_Problem requirements_:
Skip the pictures. Reproduce all other material exactly.

_Provided data_:
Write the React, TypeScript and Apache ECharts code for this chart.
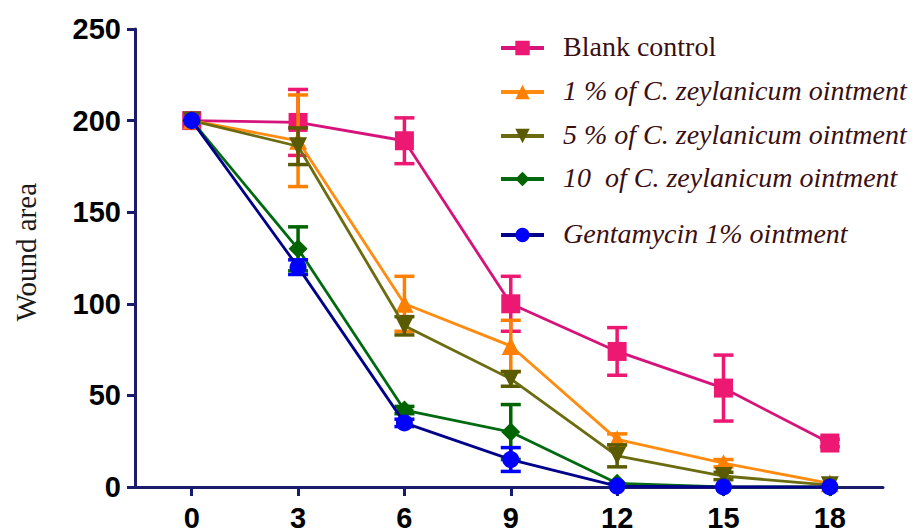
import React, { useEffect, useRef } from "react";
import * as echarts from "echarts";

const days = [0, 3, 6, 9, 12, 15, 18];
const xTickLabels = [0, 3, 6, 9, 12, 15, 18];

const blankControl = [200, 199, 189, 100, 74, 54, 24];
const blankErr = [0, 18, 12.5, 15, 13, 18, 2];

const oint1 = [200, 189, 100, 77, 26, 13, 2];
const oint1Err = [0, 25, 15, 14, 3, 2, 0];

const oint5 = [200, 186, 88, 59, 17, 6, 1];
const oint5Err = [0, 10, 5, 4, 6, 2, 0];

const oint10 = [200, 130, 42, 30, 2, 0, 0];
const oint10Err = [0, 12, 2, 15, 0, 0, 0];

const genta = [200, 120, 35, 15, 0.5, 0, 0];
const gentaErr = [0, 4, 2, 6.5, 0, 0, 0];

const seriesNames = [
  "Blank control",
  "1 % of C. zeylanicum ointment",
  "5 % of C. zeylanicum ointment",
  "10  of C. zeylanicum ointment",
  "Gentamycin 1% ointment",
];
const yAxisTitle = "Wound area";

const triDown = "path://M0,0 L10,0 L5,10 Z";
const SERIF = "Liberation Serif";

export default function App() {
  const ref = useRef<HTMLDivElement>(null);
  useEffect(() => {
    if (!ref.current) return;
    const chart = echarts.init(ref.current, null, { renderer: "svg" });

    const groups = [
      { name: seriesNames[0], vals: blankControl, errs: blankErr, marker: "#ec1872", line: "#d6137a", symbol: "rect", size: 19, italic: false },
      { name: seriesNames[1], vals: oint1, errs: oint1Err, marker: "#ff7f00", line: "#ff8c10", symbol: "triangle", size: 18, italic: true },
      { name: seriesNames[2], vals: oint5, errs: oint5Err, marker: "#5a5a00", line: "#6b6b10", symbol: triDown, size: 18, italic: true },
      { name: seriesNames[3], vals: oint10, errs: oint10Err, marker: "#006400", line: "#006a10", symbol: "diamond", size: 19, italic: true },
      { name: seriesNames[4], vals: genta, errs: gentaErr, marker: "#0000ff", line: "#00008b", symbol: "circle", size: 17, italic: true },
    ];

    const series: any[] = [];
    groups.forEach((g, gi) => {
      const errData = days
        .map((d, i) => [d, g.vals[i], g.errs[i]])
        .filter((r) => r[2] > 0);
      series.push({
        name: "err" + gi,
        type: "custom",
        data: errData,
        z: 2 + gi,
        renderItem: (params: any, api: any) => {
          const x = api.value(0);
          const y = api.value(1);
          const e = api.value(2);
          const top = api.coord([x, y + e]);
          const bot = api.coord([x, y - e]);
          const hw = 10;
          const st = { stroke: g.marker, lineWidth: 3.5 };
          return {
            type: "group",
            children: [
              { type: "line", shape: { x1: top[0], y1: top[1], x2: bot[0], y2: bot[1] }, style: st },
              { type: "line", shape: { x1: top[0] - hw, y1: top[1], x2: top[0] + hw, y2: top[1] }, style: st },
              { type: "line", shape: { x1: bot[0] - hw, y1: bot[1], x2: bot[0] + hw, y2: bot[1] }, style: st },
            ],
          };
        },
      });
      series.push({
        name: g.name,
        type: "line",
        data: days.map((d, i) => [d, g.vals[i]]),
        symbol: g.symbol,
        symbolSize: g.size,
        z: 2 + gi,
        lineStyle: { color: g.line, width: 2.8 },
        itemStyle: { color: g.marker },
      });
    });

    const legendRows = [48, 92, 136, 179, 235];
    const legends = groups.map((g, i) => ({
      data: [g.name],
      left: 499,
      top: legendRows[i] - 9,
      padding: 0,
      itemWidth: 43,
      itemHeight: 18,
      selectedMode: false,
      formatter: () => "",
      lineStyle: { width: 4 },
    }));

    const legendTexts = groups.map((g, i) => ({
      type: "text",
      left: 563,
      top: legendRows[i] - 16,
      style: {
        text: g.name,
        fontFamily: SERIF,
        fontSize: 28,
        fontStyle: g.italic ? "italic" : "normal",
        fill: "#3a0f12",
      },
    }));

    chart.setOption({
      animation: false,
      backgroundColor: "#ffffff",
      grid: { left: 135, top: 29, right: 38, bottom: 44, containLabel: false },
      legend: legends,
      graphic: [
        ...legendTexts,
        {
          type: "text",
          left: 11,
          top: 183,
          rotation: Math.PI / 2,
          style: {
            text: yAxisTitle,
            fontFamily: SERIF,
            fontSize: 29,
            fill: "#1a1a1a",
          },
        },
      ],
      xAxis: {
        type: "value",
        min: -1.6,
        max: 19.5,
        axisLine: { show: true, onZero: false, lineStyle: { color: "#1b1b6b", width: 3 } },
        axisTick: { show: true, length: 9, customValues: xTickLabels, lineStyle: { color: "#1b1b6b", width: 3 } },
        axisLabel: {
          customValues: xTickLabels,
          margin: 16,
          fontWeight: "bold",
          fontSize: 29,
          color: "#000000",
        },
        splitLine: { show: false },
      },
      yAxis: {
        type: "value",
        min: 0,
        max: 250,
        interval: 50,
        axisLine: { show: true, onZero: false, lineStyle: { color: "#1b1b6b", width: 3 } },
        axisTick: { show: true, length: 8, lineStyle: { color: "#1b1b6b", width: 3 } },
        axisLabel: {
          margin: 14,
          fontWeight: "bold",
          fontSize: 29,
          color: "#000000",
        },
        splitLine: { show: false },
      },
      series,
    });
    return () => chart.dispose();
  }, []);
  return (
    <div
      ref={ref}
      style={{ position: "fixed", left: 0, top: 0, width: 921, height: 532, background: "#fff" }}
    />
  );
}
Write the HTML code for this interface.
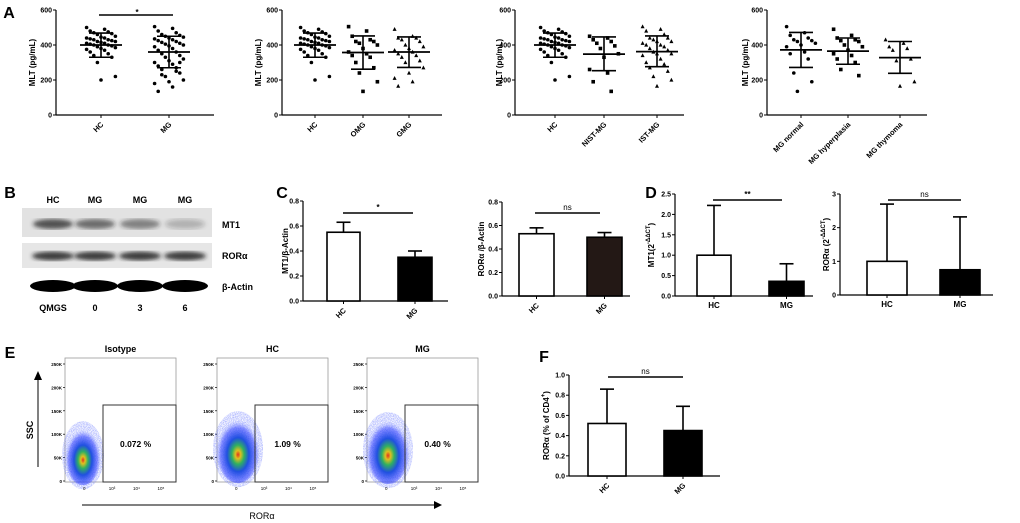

_Solved problem_:
Write the React, TypeScript and Apache ECharts code for this chart.
import React, { useEffect, useRef } from "react";
import * as echarts from "echarts";

const days = [0, 3, 6, 9, 12, 15, 18];
const xTickLabels = [0, 3, 6, 9, 12, 15, 18];

const blankControl = [200, 199, 189, 100, 74, 54, 24];
const blankErr = [0, 18, 12.5, 15, 13, 18, 2];

const oint1 = [200, 189, 100, 77, 26, 13, 2];
const oint1Err = [0, 25, 15, 14, 3, 2, 0];

const oint5 = [200, 186, 88, 59, 17, 6, 1];
const oint5Err = [0, 10, 5, 4, 6, 2, 0];

const oint10 = [200, 130, 42, 30, 2, 0, 0];
const oint10Err = [0, 12, 2, 15, 0, 0, 0];

const genta = [200, 120, 35, 15, 0.5, 0, 0];
const gentaErr = [0, 4, 2, 6.5, 0, 0, 0];

const seriesNames = [
  "Blank control",
  "1 % of C. zeylanicum ointment",
  "5 % of C. zeylanicum ointment",
  "10  of C. zeylanicum ointment",
  "Gentamycin 1% ointment",
];
const yAxisTitle = "Wound area";

const triDown = "path://M0,0 L10,0 L5,10 Z";
const SERIF = "Liberation Serif";

export default function App() {
  const ref = useRef<HTMLDivElement>(null);
  useEffect(() => {
    if (!ref.current) return;
    const chart = echarts.init(ref.current, null, { renderer: "svg" });

    const groups = [
      { name: seriesNames[0], vals: blankControl, errs: blankErr, marker: "#ec1872", line: "#d6137a", symbol: "rect", size: 19, italic: false },
      { name: seriesNames[1], vals: oint1, errs: oint1Err, marker: "#ff7f00", line: "#ff8c10", symbol: "triangle", size: 18, italic: true },
      { name: seriesNames[2], vals: oint5, errs: oint5Err, marker: "#5a5a00", line: "#6b6b10", symbol: triDown, size: 18, italic: true },
      { name: seriesNames[3], vals: oint10, errs: oint10Err, marker: "#006400", line: "#006a10", symbol: "diamond", size: 19, italic: true },
      { name: seriesNames[4], vals: genta, errs: gentaErr, marker: "#0000ff", line: "#00008b", symbol: "circle", size: 17, italic: true },
    ];

    const series: any[] = [];
    groups.forEach((g, gi) => {
      const errData = days
        .map((d, i) => [d, g.vals[i], g.errs[i]])
        .filter((r) => r[2] > 0);
      series.push({
        name: "err" + gi,
        type: "custom",
        data: errData,
        z: 2 + gi,
        renderItem: (params: any, api: any) => {
          const x = api.value(0);
          const y = api.value(1);
          const e = api.value(2);
          const top = api.coord([x, y + e]);
          const bot = api.coord([x, y - e]);
          const hw = 10;
          const st = { stroke: g.marker, lineWidth: 3.5 };
          return {
            type: "group",
            children: [
              { type: "line", shape: { x1: top[0], y1: top[1], x2: bot[0], y2: bot[1] }, style: st },
              { type: "line", shape: { x1: top[0] - hw, y1: top[1], x2: top[0] + hw, y2: top[1] }, style: st },
              { type: "line", shape: { x1: bot[0] - hw, y1: bot[1], x2: bot[0] + hw, y2: bot[1] }, style: st },
            ],
          };
        },
      });
      series.push({
        name: g.name,
        type: "line",
        data: days.map((d, i) => [d, g.vals[i]]),
        symbol: g.symbol,
        symbolSize: g.size,
        z: 2 + gi,
        lineStyle: { color: g.line, width: 2.8 },
        itemStyle: { color: g.marker },
      });
    });

    const legendRows = [48, 92, 136, 179, 235];
    const legends = groups.map((g, i) => ({
      data: [g.name],
      left: 499,
      top: legendRows[i] - 9,
      padding: 0,
      itemWidth: 43,
      itemHeight: 18,
      selectedMode: false,
      formatter: () => "",
      lineStyle: { width: 4 },
    }));

    const legendTexts = groups.map((g, i) => ({
      type: "text",
      left: 563,
      top: legendRows[i] - 16,
      style: {
        text: g.name,
        fontFamily: SERIF,
        fontSize: 28,
        fontStyle: g.italic ? "italic" : "normal",
        fill: "#3a0f12",
      },
    }));

    chart.setOption({
      animation: false,
      backgroundColor: "#ffffff",
      grid: { left: 135, top: 29, right: 38, bottom: 44, containLabel: false },
      legend: legends,
      graphic: [
        ...legendTexts,
        {
          type: "text",
          left: 11,
          top: 183,
          rotation: Math.PI / 2,
          style: {
            text: yAxisTitle,
            fontFamily: SERIF,
            fontSize: 29,
            fill: "#1a1a1a",
          },
        },
      ],
      xAxis: {
        type: "value",
        min: -1.6,
        max: 19.5,
        axisLine: { show: true, onZero: false, lineStyle: { color: "#1b1b6b", width: 3 } },
        axisTick: { show: true, length: 9, customValues: xTickLabels, lineStyle: { color: "#1b1b6b", width: 3 } },
        axisLabel: {
          customValues: xTickLabels,
          margin: 16,
          fontWeight: "bold",
          fontSize: 29,
          color: "#000000",
        },
        splitLine: { show: false },
      },
      yAxis: {
        type: "value",
        min: 0,
        max: 250,
        interval: 50,
        axisLine: { show: true, onZero: false, lineStyle: { color: "#1b1b6b", width: 3 } },
        axisTick: { show: true, length: 8, lineStyle: { color: "#1b1b6b", width: 3 } },
        axisLabel: {
          margin: 14,
          fontWeight: "bold",
          fontSize: 29,
          color: "#000000",
        },
        splitLine: { show: false },
      },
      series,
    });
    return () => chart.dispose();
  }, []);
  return (
    <div
      ref={ref}
      style={{ position: "fixed", left: 0, top: 0, width: 921, height: 532, background: "#fff" }}
    />
  );
}
Write the HTML code for this interface.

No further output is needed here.